-- BEGIN MATERIALS PROVIDED --

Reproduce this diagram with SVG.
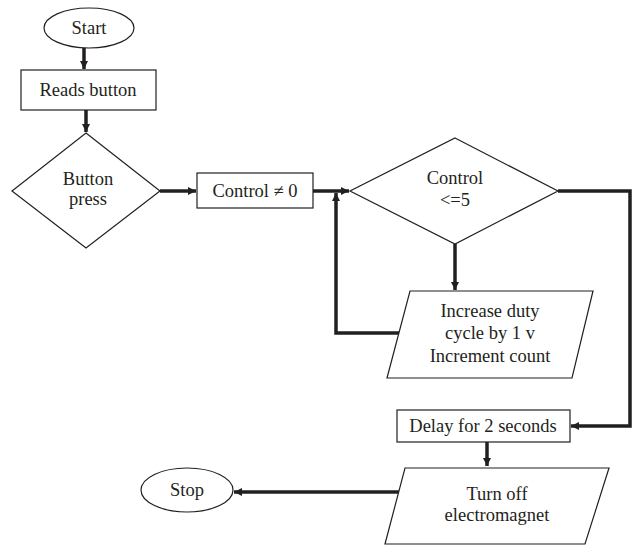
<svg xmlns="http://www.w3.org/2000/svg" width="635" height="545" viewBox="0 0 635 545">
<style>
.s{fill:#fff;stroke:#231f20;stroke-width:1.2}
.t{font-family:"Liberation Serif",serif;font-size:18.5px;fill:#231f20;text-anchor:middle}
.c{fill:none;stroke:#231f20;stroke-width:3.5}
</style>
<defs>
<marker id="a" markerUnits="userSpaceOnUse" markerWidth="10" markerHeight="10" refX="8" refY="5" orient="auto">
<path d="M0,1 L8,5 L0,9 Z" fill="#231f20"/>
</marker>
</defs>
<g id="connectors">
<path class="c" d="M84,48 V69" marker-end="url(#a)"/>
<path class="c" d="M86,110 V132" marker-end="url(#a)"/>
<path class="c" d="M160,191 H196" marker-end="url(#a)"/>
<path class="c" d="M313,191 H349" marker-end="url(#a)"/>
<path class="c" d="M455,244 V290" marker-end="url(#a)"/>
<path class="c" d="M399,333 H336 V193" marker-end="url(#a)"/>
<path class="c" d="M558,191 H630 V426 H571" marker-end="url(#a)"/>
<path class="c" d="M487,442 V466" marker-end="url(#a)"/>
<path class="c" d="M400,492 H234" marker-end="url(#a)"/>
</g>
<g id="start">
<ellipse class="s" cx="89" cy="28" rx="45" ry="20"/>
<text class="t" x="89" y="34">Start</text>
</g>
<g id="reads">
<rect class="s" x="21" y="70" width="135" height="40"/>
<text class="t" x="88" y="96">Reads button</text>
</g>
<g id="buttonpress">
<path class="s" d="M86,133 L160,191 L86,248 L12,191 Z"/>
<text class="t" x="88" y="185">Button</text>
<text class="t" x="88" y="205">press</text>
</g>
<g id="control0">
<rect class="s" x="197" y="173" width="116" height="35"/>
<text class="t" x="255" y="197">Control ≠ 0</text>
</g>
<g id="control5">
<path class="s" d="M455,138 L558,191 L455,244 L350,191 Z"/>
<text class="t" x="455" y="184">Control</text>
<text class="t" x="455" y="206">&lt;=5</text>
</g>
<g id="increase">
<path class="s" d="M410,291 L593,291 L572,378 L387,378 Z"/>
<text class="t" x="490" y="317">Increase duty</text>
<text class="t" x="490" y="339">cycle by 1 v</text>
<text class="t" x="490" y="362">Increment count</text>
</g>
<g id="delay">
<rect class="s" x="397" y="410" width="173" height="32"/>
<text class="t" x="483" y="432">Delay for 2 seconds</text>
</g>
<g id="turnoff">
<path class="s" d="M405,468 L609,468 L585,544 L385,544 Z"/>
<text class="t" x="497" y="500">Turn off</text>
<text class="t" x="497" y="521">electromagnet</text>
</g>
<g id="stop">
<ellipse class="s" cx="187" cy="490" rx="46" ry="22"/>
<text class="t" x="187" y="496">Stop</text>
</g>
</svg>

-- END MATERIALS PROVIDED --
-- BEGIN MATERIALS PROVIDED --

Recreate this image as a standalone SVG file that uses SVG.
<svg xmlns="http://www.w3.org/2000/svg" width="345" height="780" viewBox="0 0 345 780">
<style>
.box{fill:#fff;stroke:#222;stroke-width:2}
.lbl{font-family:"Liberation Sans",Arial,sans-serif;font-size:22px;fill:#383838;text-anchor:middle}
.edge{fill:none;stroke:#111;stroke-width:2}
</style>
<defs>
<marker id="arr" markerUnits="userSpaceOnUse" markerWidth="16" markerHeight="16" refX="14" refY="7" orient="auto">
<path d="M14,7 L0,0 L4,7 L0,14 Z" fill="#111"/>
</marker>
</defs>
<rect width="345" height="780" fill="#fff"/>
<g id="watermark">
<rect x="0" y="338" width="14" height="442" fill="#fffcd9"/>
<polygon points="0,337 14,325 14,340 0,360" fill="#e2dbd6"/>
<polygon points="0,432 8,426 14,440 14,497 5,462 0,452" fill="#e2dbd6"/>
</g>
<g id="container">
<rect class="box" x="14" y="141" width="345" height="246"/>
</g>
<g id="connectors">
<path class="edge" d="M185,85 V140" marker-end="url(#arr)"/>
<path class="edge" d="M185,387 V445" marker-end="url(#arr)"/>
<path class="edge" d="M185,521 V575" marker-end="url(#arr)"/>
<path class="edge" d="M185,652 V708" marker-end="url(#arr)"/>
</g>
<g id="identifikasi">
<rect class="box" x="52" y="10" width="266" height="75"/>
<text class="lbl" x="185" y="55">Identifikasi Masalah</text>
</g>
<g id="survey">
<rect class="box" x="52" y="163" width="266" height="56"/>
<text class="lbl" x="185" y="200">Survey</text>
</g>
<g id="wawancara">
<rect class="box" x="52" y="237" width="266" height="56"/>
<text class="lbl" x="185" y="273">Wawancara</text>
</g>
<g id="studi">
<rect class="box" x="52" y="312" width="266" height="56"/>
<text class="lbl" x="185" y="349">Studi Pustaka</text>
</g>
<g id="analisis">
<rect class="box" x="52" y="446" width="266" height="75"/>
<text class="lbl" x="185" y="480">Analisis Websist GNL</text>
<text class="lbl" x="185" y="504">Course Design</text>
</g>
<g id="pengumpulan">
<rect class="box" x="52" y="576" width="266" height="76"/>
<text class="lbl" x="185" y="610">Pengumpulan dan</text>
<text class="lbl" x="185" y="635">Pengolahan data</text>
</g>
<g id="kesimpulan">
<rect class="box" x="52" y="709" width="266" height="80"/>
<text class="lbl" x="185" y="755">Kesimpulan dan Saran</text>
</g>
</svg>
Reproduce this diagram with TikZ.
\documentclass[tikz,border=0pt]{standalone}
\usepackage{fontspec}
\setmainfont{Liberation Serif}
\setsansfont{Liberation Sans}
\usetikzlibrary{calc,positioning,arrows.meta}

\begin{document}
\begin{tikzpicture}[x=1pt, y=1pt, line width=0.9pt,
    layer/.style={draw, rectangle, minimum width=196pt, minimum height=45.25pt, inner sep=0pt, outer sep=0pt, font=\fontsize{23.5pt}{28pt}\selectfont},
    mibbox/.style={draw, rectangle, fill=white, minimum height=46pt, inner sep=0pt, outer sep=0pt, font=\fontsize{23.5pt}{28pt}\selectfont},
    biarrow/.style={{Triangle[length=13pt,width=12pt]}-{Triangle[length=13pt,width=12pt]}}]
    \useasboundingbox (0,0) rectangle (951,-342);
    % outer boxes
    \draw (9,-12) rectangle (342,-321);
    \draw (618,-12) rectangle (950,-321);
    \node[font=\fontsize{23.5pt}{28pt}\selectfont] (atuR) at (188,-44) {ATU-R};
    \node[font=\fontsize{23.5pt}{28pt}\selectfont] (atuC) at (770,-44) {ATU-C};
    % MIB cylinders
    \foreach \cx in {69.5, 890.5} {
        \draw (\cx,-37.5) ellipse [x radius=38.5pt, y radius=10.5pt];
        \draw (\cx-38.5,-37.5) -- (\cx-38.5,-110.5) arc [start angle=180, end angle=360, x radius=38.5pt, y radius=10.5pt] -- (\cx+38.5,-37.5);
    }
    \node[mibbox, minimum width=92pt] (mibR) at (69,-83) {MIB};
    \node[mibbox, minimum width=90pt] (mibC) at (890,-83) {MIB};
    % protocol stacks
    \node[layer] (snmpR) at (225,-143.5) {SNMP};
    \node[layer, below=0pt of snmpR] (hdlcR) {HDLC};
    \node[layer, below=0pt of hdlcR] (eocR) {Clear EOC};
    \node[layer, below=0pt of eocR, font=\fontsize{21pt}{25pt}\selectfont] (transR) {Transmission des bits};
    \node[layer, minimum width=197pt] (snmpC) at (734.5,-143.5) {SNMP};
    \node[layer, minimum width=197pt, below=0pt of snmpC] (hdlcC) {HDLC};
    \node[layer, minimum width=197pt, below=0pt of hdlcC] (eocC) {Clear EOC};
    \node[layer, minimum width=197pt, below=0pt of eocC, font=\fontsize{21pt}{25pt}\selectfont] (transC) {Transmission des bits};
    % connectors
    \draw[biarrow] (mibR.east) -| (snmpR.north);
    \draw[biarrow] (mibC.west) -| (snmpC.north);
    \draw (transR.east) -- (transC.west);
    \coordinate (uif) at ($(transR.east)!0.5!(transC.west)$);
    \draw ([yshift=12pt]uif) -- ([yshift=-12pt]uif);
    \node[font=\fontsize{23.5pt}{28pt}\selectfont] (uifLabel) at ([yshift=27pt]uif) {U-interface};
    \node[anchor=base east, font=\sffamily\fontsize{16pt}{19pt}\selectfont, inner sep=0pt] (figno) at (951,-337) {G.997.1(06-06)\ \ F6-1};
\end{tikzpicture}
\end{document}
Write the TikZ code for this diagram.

-- END MATERIALS PROVIDED --
-- BEGIN MATERIALS PROVIDED --

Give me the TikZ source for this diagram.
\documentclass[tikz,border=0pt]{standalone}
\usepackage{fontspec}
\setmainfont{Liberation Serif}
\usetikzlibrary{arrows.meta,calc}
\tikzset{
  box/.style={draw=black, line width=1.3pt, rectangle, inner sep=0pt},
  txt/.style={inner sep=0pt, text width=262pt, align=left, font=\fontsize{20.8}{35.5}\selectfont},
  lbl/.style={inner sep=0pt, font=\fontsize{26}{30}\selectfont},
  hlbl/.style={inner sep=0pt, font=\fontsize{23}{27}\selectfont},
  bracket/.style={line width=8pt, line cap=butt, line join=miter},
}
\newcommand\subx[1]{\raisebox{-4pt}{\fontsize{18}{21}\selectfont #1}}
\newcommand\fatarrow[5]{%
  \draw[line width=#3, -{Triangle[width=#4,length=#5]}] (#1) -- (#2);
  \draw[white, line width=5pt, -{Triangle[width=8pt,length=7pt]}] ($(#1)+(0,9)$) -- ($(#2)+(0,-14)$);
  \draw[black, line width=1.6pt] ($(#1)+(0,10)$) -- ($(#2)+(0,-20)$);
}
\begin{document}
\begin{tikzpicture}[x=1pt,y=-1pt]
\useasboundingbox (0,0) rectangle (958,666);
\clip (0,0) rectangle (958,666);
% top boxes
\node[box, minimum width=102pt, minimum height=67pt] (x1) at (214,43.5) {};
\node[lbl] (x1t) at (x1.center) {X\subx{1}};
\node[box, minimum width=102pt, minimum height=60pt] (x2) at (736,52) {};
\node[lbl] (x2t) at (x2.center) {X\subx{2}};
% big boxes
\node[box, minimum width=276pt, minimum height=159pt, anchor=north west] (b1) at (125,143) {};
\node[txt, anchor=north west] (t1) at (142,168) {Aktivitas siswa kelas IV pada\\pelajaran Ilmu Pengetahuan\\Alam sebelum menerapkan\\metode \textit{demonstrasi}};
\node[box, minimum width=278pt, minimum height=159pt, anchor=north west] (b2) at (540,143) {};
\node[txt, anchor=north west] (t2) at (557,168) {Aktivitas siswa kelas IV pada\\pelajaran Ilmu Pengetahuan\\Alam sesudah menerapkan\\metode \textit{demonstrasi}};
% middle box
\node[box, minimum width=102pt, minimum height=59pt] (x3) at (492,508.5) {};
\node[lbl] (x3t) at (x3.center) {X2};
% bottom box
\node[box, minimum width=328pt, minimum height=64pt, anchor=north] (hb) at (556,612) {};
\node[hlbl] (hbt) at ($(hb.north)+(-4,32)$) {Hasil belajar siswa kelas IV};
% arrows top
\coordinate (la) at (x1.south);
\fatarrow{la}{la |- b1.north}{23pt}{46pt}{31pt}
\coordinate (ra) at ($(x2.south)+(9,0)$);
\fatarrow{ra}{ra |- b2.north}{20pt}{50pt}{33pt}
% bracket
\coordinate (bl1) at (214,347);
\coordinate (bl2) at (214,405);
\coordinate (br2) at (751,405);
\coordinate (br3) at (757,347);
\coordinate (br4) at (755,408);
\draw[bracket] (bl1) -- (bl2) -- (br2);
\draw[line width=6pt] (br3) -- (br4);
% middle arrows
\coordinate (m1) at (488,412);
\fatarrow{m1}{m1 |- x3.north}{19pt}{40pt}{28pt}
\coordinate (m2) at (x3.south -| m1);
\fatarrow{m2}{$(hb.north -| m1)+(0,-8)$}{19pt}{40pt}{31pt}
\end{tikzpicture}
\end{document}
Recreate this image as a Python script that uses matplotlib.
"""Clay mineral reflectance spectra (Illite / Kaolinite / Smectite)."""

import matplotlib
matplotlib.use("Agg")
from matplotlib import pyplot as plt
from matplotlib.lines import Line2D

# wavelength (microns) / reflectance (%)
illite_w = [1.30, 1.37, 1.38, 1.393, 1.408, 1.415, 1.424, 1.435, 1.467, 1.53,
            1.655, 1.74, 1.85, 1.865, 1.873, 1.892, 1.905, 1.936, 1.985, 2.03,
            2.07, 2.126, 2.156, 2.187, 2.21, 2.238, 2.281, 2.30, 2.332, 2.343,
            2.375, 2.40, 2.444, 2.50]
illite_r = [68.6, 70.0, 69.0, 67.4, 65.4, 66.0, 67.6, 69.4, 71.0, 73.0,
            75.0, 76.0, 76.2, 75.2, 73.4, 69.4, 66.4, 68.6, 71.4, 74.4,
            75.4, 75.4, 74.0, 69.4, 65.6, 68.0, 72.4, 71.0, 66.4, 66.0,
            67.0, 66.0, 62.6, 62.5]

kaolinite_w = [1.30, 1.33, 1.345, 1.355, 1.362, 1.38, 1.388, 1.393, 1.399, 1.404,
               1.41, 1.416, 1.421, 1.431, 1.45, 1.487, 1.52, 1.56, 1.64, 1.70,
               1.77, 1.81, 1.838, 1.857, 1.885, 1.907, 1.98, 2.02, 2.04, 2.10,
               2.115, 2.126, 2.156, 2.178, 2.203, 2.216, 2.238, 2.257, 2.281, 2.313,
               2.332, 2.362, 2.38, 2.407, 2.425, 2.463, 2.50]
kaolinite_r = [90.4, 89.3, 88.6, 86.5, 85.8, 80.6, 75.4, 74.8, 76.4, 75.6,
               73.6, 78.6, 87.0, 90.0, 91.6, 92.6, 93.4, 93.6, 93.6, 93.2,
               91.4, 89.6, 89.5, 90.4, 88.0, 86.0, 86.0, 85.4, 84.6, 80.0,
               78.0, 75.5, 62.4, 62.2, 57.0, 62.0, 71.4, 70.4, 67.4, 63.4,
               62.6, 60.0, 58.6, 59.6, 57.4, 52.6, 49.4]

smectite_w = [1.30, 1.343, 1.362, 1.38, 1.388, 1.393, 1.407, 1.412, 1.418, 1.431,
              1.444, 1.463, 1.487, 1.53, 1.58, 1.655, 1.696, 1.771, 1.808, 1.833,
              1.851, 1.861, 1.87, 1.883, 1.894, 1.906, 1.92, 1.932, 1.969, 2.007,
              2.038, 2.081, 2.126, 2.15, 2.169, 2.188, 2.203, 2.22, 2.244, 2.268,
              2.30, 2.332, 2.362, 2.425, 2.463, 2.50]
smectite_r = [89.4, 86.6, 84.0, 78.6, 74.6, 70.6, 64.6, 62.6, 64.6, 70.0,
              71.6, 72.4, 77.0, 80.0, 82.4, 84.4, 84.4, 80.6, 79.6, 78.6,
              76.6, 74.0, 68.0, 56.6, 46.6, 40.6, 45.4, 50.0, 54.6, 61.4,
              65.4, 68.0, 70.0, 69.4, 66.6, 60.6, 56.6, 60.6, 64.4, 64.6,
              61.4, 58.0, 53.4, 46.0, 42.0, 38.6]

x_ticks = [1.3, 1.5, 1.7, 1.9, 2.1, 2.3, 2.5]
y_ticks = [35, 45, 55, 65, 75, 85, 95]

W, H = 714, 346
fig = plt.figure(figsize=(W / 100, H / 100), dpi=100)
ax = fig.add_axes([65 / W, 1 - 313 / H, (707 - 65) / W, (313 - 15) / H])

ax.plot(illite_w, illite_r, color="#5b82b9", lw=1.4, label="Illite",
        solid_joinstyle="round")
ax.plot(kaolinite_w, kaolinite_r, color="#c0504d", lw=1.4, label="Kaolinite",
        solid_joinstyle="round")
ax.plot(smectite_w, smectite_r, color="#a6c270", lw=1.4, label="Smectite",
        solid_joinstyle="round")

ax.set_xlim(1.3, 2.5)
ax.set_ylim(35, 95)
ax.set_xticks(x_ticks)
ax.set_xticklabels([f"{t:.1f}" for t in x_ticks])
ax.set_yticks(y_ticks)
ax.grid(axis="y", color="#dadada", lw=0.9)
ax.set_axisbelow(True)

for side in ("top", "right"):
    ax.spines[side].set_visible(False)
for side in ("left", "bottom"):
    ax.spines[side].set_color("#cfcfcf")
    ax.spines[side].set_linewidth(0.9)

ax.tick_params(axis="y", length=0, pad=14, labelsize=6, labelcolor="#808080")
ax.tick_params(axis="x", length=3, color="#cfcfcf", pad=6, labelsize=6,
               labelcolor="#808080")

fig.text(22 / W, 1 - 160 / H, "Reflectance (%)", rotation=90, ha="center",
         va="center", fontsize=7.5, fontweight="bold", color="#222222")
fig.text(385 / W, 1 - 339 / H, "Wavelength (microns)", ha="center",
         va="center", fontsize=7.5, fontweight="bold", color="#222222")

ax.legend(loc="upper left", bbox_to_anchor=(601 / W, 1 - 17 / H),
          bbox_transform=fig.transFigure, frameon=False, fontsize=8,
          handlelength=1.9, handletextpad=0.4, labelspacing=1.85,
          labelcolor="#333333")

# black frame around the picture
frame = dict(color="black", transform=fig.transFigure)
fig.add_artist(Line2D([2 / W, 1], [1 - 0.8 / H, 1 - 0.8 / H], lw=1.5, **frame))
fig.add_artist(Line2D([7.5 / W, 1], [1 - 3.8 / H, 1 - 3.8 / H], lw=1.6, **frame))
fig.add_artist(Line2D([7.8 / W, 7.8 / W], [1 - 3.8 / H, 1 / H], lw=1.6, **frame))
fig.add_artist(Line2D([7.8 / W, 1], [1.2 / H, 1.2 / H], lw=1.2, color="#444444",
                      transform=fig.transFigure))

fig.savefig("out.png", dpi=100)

-- END MATERIALS PROVIDED --

DIRECTIVE: Quote word for word the lines from the line holding "Recreate this image as a Python" through the line holding "67.0, 66.0, 62.6, 62.5]"; include both of those lines and add nothing.

TASK OUTPUT:
Recreate this image as a Python script that uses matplotlib.
"""Clay mineral reflectance spectra (Illite / Kaolinite / Smectite)."""

import matplotlib
matplotlib.use("Agg")
from matplotlib import pyplot as plt
from matplotlib.lines import Line2D

# wavelength (microns) / reflectance (%)
illite_w = [1.30, 1.37, 1.38, 1.393, 1.408, 1.415, 1.424, 1.435, 1.467, 1.53,
            1.655, 1.74, 1.85, 1.865, 1.873, 1.892, 1.905, 1.936, 1.985, 2.03,
            2.07, 2.126, 2.156, 2.187, 2.21, 2.238, 2.281, 2.30, 2.332, 2.343,
            2.375, 2.40, 2.444, 2.50]
illite_r = [68.6, 70.0, 69.0, 67.4, 65.4, 66.0, 67.6, 69.4, 71.0, 73.0,
            75.0, 76.0, 76.2, 75.2, 73.4, 69.4, 66.4, 68.6, 71.4, 74.4,
            75.4, 75.4, 74.0, 69.4, 65.6, 68.0, 72.4, 71.0, 66.4, 66.0,
            67.0, 66.0, 62.6, 62.5]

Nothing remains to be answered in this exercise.